Date posted: June 24, 2011
Four more states and the District of Columbia will ensure that consumers are getting the best annuities by the end of this summer, according to Linda Koco of Insurance News Net. In “More Annuity Suitability Rules Going into Effect This Summer,” the Annuity News editor says that the newest states to adopt the NAIC’s rules will be Rhode Island, Oregon, Ohio, North Dakota and Washington D.C. The NAIC’s Suitability of Annuity Transactions Model Regulation (NAIC 2010) has been a model for many states to comply with the Dodd-Frank Wall Street Reform and Consumer Protection Act. All states must comply by June 16, 2013. States must ensure that insurance companies are selling consumers the best annuities for their situation and require agents to take a four hour class about annuities and their impact on consumers and taxes.
There are 17 states and territories that already have laws mimicking NAIC 2010. Six states have plans already in the works, and a total of 28 states are expected to have working plans this year. The Insured Retirement Institute (IRI) and RegEd, a compliance and education firm, are working together to provide the annuity training to agents and state governments. The Oregon Department of Consumer and Business Services found that most insurance companies and agents have been receptive to the new rules, as long as they are similar to the NAIC guidelines. In 2005, the state issued guidelines deterring the sale of unsuitable annuity products and these new guidelines have built from that initial model. Products like the 5 year fixed annuity and other annuities must be the best choice for the consumer in order to pass the standard ruling. All of the NAIC regulations keep insurers and agents accountable for protecting consumers from products that they should not buy because they aren’t in their best interest.
Date posted: May 13, 2011
New York State is the latest to issue legislation adopting the National Association of Insurance Commissioners’ guidelines. Errol Baddoo of Annuity News Journal discusses the new regulations in “New York Insurance Department Changes Regulations.” The New York State Insurance Department has two new regulations dealing with annuities and other insurance products.

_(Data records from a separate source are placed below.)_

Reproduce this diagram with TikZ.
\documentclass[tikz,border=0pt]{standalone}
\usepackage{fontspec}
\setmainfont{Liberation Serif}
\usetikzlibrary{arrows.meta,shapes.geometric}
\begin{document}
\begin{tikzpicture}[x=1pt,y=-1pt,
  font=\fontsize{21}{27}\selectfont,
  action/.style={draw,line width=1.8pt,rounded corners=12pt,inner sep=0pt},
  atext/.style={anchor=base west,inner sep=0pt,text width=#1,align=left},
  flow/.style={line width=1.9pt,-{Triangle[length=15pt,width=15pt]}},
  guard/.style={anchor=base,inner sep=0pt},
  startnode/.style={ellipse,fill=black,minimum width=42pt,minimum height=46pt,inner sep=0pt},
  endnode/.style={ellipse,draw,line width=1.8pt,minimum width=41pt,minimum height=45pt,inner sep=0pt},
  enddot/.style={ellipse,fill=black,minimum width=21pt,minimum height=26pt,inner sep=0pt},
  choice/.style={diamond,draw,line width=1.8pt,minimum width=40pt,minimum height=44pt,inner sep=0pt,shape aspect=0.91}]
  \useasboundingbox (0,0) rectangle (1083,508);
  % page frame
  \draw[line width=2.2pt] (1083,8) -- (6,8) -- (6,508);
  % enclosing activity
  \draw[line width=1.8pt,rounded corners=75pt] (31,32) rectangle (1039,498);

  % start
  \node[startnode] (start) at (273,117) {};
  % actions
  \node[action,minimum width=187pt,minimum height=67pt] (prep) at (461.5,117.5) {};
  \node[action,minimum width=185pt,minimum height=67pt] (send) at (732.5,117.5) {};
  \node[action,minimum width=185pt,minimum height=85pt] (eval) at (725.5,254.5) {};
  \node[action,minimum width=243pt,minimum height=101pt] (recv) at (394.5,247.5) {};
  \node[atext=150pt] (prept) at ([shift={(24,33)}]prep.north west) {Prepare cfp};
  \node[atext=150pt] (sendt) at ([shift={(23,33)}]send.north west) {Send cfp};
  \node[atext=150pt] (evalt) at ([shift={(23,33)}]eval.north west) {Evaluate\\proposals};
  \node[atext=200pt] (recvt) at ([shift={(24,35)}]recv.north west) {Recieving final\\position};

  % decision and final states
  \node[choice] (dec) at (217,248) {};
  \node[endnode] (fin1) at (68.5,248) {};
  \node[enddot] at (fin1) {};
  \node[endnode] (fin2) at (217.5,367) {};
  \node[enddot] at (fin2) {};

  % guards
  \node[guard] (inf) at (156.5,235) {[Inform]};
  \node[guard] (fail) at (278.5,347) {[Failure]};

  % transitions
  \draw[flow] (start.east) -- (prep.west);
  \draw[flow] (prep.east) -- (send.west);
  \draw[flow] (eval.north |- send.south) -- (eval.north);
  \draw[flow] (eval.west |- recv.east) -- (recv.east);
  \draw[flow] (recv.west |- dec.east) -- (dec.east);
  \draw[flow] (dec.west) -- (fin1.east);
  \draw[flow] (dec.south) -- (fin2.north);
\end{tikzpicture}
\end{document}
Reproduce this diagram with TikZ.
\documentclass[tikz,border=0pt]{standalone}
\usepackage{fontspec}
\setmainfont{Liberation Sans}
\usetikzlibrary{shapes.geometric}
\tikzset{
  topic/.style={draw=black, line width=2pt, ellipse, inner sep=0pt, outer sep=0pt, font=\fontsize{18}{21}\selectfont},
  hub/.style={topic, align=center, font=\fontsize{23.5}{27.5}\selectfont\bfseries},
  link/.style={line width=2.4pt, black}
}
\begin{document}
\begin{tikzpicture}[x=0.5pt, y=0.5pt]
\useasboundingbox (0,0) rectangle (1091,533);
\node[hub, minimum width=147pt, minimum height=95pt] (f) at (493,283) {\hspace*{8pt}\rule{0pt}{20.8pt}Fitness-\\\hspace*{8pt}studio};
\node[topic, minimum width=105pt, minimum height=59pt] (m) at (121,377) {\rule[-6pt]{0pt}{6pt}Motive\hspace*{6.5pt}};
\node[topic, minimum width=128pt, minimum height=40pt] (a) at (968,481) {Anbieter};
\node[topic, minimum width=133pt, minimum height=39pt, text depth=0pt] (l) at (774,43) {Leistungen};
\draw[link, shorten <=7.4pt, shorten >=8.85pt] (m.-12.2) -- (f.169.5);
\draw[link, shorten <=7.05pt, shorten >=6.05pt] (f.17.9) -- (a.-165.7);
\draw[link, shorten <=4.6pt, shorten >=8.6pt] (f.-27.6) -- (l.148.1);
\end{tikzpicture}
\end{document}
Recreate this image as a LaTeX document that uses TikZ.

Both are meant to protect consumers, especially senior citizens, against purchasing products that are not suitable for their particular situation.
The first legislation, Regulation 199, makes sure that advisors and brokers do not use false titles to imply that they have a specialty that doesn’t exist. This pertains to senior citizens most often because deceptive brokers use titles like “certified senior advisor” to try and attract immediate annuity or life insurance business from senior citizens. The regulation bans the use of these titles in all advertising materials, including business cards, print ads, and television commercials.
Regulation 187 deals with suitability standards in the sale of annuities and other insurance products. Salespeople are banned from selling unsuitable products to consumers, especially when the consumers don’t understand what they are buying. Brokers and advisors must sell consumers the best annuities and life insurance for their particular situation and make sure that the consumers are fully informed regarding the products. They have to be aware of all fees, tax liabilities, and any surrender charges as well as all other details for the products they are planning to purchase.